1Plutôt que de considérer la famille de l’enfant en difficulté avec la justice comme un milieu pathogène « d’où vient le mal » ou comme une structure dont les carences supposées en matière éducative justifient qu’on la sanctionne, l’approche connue sous le nom de « thérapie familiale systémique » s’efforce de requalifier le groupe familial et de l’appréhender comme une ressource avec laquelle le thérapeute doit chercher à s’allier. Une telle démarche contraste évidemment avec les politiques dites de « responsabilisation des parents », qui proposent la mise en place d’un certain nombre de sanctions graduelles à l’encontre des familles, surtout si ces dernières bénéficient par ailleurs d’aides publiques. Elle s’est pourtant développée à partir de 1980, dans une grande discrétion il est vrai mais avec le soutien de la direction de la Protection judiciaire de la jeunesse (PJJ) du ministère de la Justice et la participation souvent enthousiaste de juges des enfants.
2Dans l’ouvrage qu’il vient de publier, Pierre Segond [*], psychologue clinicien, formateur et chercheur, retrace l’histoire d’une « consultation » – le terme désignant à la fois le lieu et les traitements qui y sont donnés – qui a été la matrice au sein de laquelle l’expérience a mûri. L’image de la PJJ, souvent assimilée aux seules « maisons de correction », apparaît ici singulièrement ouverte à des conceptions éducatives innovantes.

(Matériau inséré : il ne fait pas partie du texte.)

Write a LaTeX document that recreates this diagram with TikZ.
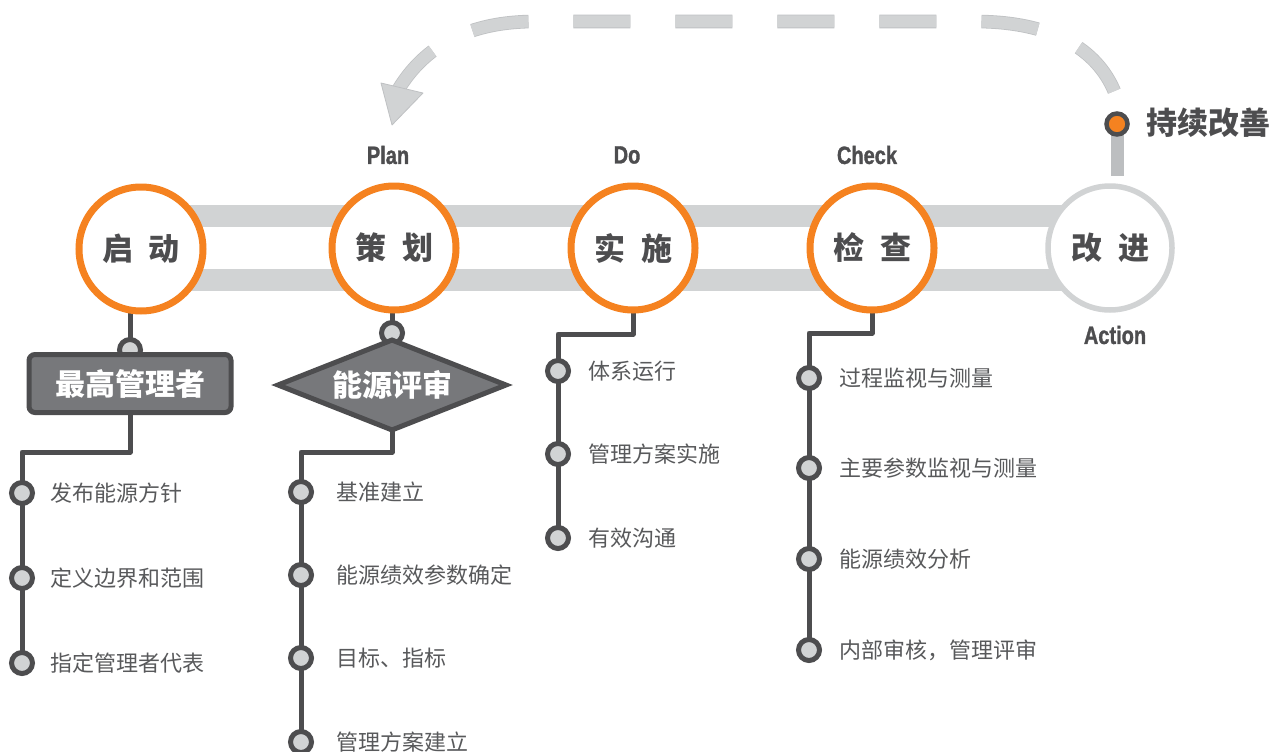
\documentclass[tikz,border=0pt]{standalone}
\usepackage{fontspec}
\setmainfont{Liberation Sans}
\newfontfamily\cjk{Noto Sans CJK SC}
\newfontfamily\cond{Liberation Sans}[FakeStretch=0.8, BoldFeatures={FakeBold=1.3}]
\usetikzlibrary{shapes.geometric,backgrounds}
\definecolor{org}{HTML}{F58220}
\definecolor{dk}{HTML}{4D4D4F}
\definecolor{lg}{HTML}{D1D3D4}
\definecolor{md}{HTML}{77787B}
\definecolor{tx}{HTML}{58595B}
\definecolor{barc}{HTML}{BCBEC0}
\definecolor{arcline}{HTML}{BFC1C3}
\tikzset{
  stage/.style={circle, draw=org, line width=7pt, fill=white, minimum size=124pt, inner sep=0pt,
    font=\cjk\bfseries\fontsize{31}{31}\selectfont, text=dk},
  dotc/.style={circle, draw=dk, line width=5pt, fill=lg, minimum size=21pt, inner sep=0pt},
  link/.style={draw=dk, line width=5pt, line join=round},
  itemtext/.style={anchor=west, inner sep=0pt, text=tx, font=\cjk\fontsize{22}{22}\selectfont},
  phase/.style={inner sep=0pt, text=dk, font=\cond\bfseries\fontsize{25}{25}\selectfont},
  boxnode/.style={rectangle, rounded corners=6pt, draw=dk, line width=5pt, fill=md,
    minimum width=202pt, minimum height=58pt, inner sep=0pt, text=white,
    font=\cjk\bfseries\fontsize{30}{30}\selectfont},
  diam/.style={diamond, aspect=2.45, draw=dk, line width=5pt, fill=md,
    minimum width=230pt, minimum height=92pt, inner sep=0pt, text=white,
    font=\cjk\bfseries\fontsize{30}{30}\selectfont},
  band/.style={draw=lg, line width=22pt},
  looparc/.style={draw=arcline, line width=0.8pt, double=lg, double distance=12pt,
    dash pattern=on 57pt off 45pt, dash phase=-2pt},
}
\begin{document}
\begin{tikzpicture}[x=1pt,y=-1pt]
\useasboundingbox (0,0) rectangle (1282,752);

% stages
\node[stage] (c1) at (141,249) {启\hspace{16pt}动};
\node[stage] (c2) at (394,248) {策\hspace{16pt}划};
\node[stage] (c3) at (633,248) {实\hspace{16pt}施};
\node[stage] (c4) at (872,248) {检\hspace{16pt}查};
\node[stage, draw=lg, line width=5.5pt] (c5) at (1110,248) {改\hspace{16pt}进};

% phase labels
\node[phase] (lplan) at (388,155) {Plan};
\node[phase] (ldo) at (627,155) {Do};
\node[phase] (lcheck) at (867,155) {Check};
\node[phase] (lact) at (1115,335) {Action};

% continuous improvement
\node[circle, draw=dk, line width=4.5pt, fill=org, minimum size=21pt, inner sep=0pt] (top) at (1117,124) {};
\node[anchor=west, inner sep=0pt, text=dk, font=\cjk\bfseries\fontsize{31}{31}\selectfont] (ci) at (1146,123) {持续改善};
\path ([yshift=7pt]c5.north) coordinate (c5top);

% dashed loop arrow
\coordinate (arcS) at (1115,93);
\coordinate (arcE) at (398,90);
\draw[looparc] (arcS) .. controls (1100,55) and (1060,21.5) .. (975,21.5) -- (535,21.5)
  .. controls (470,21.5) and (425,45) .. (arcE);
\filldraw[fill=lg, draw=arcline, line width=0.8pt, line join=round] (381,83) -- (423,93) -- (392,125) -- cycle;

% start branch
\node[dotc] (d1) at (130,350) {};
\node[boxnode] (b1) at (130,383.5) {最高管理者};
\node[dotc] (i11) at (22,493) {};
\node[dotc] (i12) at (22,578) {};
\node[dotc] (i13) at (22,663) {};
\node[itemtext] (t11) at (50,493) {发布能源方针};
\node[itemtext] (t12) at (50,578) {定义边界和范围};
\node[itemtext] (t13) at (50,663) {指定管理者代表};
\coordinate (k1) at (22,452);

% plan branch
\node[dotc] (d2) at (392,333) {};
\node[diam] (b2) at (392,385) {能源评审};
\node[dotc] (i21) at (301,492) {};
\node[dotc] (i22) at (301,575) {};
\node[dotc] (i23) at (301,658) {};
\node[dotc] (i24) at (301,742) {};
\node[itemtext] (t21) at (336,492) {基准建立};
\node[itemtext] (t22) at (336,575) {能源绩效参数确定};
\node[itemtext] (t23) at (336,658) {目标、指标};
\node[itemtext] (t24) at (336,742) {管理方案建立};
\coordinate (k2) at (301,452);

% do branch
\node[dotc] (i31) at (558,371) {};
\node[dotc] (i32) at (558,454) {};
\node[dotc] (i33) at (558,538) {};
\node[itemtext] (t31) at (588,371) {体系运行};
\node[itemtext] (t32) at (588,454) {管理方案实施};
\node[itemtext] (t33) at (588,538) {有效沟通};
\coordinate (k3) at (558,334);

% check branch
\node[dotc] (i41) at (809,378) {};
\node[dotc] (i42) at (809,468) {};
\node[dotc] (i43) at (809,559) {};
\node[dotc] (i44) at (809,650) {};
\node[itemtext] (t41) at (839,378) {过程监视与测量};
\node[itemtext] (t42) at (839,468) {主要参数监视与测量};
\node[itemtext] (t43) at (839,559) {能源绩效分析};
\node[itemtext] (t44) at (839,650) {内部审核，管理评审};
\coordinate (k4) at (809,333);

\begin{pgfonlayer}{background}
  \draw[band] (c1.center |- 0,216) -- (c5.center |- 0,216);
  \draw[band] (c1.center |- 0,279.5) -- (c5.center |- 0,279.5);
  \draw[draw=barc, line width=13pt] (top.center) -- (top.center |- c5top);
  \draw[link] (d1.center |- c1.center) -- (d1.center) -- (b1.center);
  \draw[link] (b1.center) |- (k1) -- (i13.center);
  \draw[link] (d2.center |- c2.center) -- (d2.center) -- (b2.center);
  \draw[link] (b2.center) |- (k2) -- (i24.center);
  \draw[link] (c3.center) |- (k3) -- (i33.center);
  \draw[link] (c4.center) |- (k4) -- (i44.center);
\end{pgfonlayer}
\end{tikzpicture}
\end{document}
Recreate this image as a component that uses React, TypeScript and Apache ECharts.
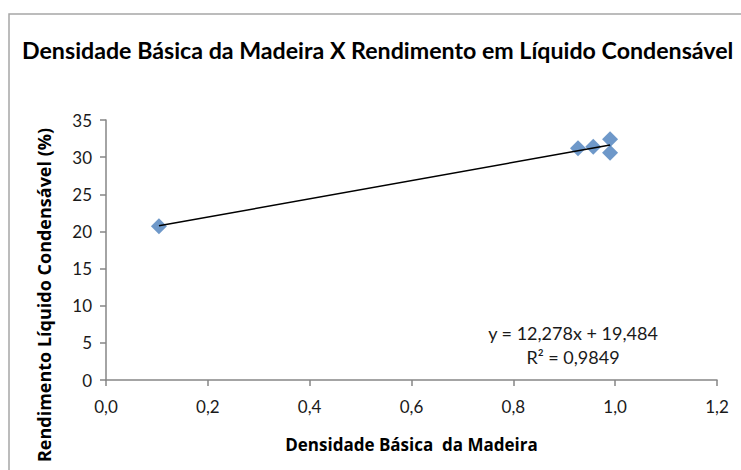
import React, { useEffect, useRef } from "react";
import * as echarts from "echarts";

const titleText = "Densidade Básica da Madeira X Rendimento em Líquido Condensável";
const xAxisTitle = "Densidade Básica  da Madeira";
const yAxisTitle = "Rendimento Líquido Condensável (%)";
const densidade = [0.104, 0.927, 0.957, 0.99, 0.99];
const rendimento = [20.7, 31.2, 31.4, 32.4, 30.6];
const trendX = [0.104, 0.99];
const trendY = [20.76, 31.64];
const equationLines = ["y = 12,278x + 19,484", "R² = 0,9849"];

const FONT = "Lato, 'Open Sans', sans-serif";
const BOLD_FONT = "'Open Sans', Lato, sans-serif";

export default function App() {
  const ref = useRef<HTMLDivElement>(null);
  useEffect(() => {
    if (!ref.current) return;
    const chart = echarts.init(ref.current, null, { renderer: "svg" });
    const fmt = (v: number) => v.toFixed(1).replace(".", ",");
    chart.setOption({
      animation: false,
      backgroundColor: "#ffffff",
      grid: { left: 106, right: 24, top: 120, bottom: 90, containLabel: false },
      xAxis: {
        type: "value",
        min: 0,
        max: 1.2,
        interval: 0.2,
        axisLine: { show: true, lineStyle: { color: "#868686", width: 1.5 } },
        axisTick: { show: true, length: 6, inside: false, lineStyle: { color: "#868686", width: 1.5 } },
        splitLine: { show: false },
        axisLabel: { formatter: fmt, margin: 18, fontSize: 17, color: "#1a1a1a", fontFamily: FONT },
        name: xAxisTitle,
        nameLocation: "middle",
        nameGap: 56,
        nameTextStyle: { fontSize: 17, fontWeight: "bold", color: "#000", fontFamily: BOLD_FONT },
      },
      yAxis: {
        type: "value",
        min: 0,
        max: 35,
        interval: 5,
        axisLine: { show: true, lineStyle: { color: "#868686", width: 1.5 } },
        axisTick: { show: true, length: 6, inside: false, lineStyle: { color: "#868686", width: 1.5 } },
        splitLine: { show: false },
        axisLabel: { margin: 14, fontSize: 17, color: "#1a1a1a", fontFamily: FONT },
      },
      graphic: [
        {
          type: "rect",
          shape: { x: 9, y: 14, width: 800, height: 500 },
          style: { fill: "none", stroke: "#a6a6a6", lineWidth: 1.5 },
          silent: true,
        },
        {
          type: "text",
          x: 22,
          y: 50,
          style: { text: titleText, fontSize: 23.2, fontWeight: "bold", fill: "#000", fontFamily: FONT, verticalAlign: "middle" },
        },
        {
          type: "text",
          x: 44,
          y: 295,
          rotation: Math.PI / 2,
          style: {
            text: yAxisTitle,
            fontSize: 18,
            fontWeight: "bold",
            fill: "#000",
            fontFamily: BOLD_FONT,
            align: "center",
            verticalAlign: "middle",
          },
        },
        {
          type: "text",
          x: 573,
          y: 333,
          style: { text: equationLines[0], fontSize: 18, fill: "#1a1a1a", fontFamily: FONT, align: "center", verticalAlign: "middle" },
        },
        {
          type: "text",
          x: 573,
          y: 357,
          style: { text: equationLines[1], fontSize: 18, fill: "#1a1a1a", fontFamily: FONT, align: "center", verticalAlign: "middle" },
        },
      ],
      series: [
        {
          type: "line",
          data: trendX.map((x, i) => [x, trendY[i]]),
          showSymbol: false,
          symbol: "none",
          lineStyle: { color: "#000", width: 1.5 },
          silent: true,
          z: 3,
        },
        {
          type: "scatter",
          data: densidade.map((x, i) => [x, rendimento[i]]),
          symbol: "diamond",
          symbolSize: 16,
          itemStyle: { color: "#4a7ebb" },
          z: 2,
        },
      ],
    });
    return () => chart.dispose();
  }, []);
  return <div ref={ref} style={{ position: "absolute", left: 0, top: 0, width: 741, height: 470 }} />;
}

3L’examen de la méthode, de ses fondements théoriques et de ses principes, conduit à partir de cas concrets commentés, amène à des questionnements dont les implications dépassent considérablement la seule valorisation d’une pratique expérimentale. Parmi ces questionnements : la validité d’une thérapie « non déclarée », c’est-à-dire menée dans le cadre d’un travail social qui s’est exercé sous mandat judiciaire, les effets du temps sur le déroulement du travail de prise en charge, l’impact de la dimension familiale dans la délinquance juvénile ou la recherche d’une maîtrise de l’enchevêtrement des relations qui s’établissent au fil du temps et des rencontres entre les différents intervenants (éducateurs, juges, thérapeutes) et les familles.
4Le concept central autour duquel s’articule le dispositif paraît être, aux yeux de P. Segond, celui de parentalité, « tant par son contenu que par le cadre et les limites qu’il permet de fixer à l’intervention éducative », qui semble se situer parfois à l’intersection des champs d’investigation du juge des enfants, du juge de la famille et même du juge des tutelles. La notion, on l’aura compris, prend, dans ce contexte, une signification sensiblement différente de celle qu’elle revêt dans les champs de la sociologie ou de l’ethnographie, pour désigner une relation fonctionnelle entrant en jeu dans le cycle de vie familiale au moment même où le couple s’engage dans le projet de concevoir un enfant.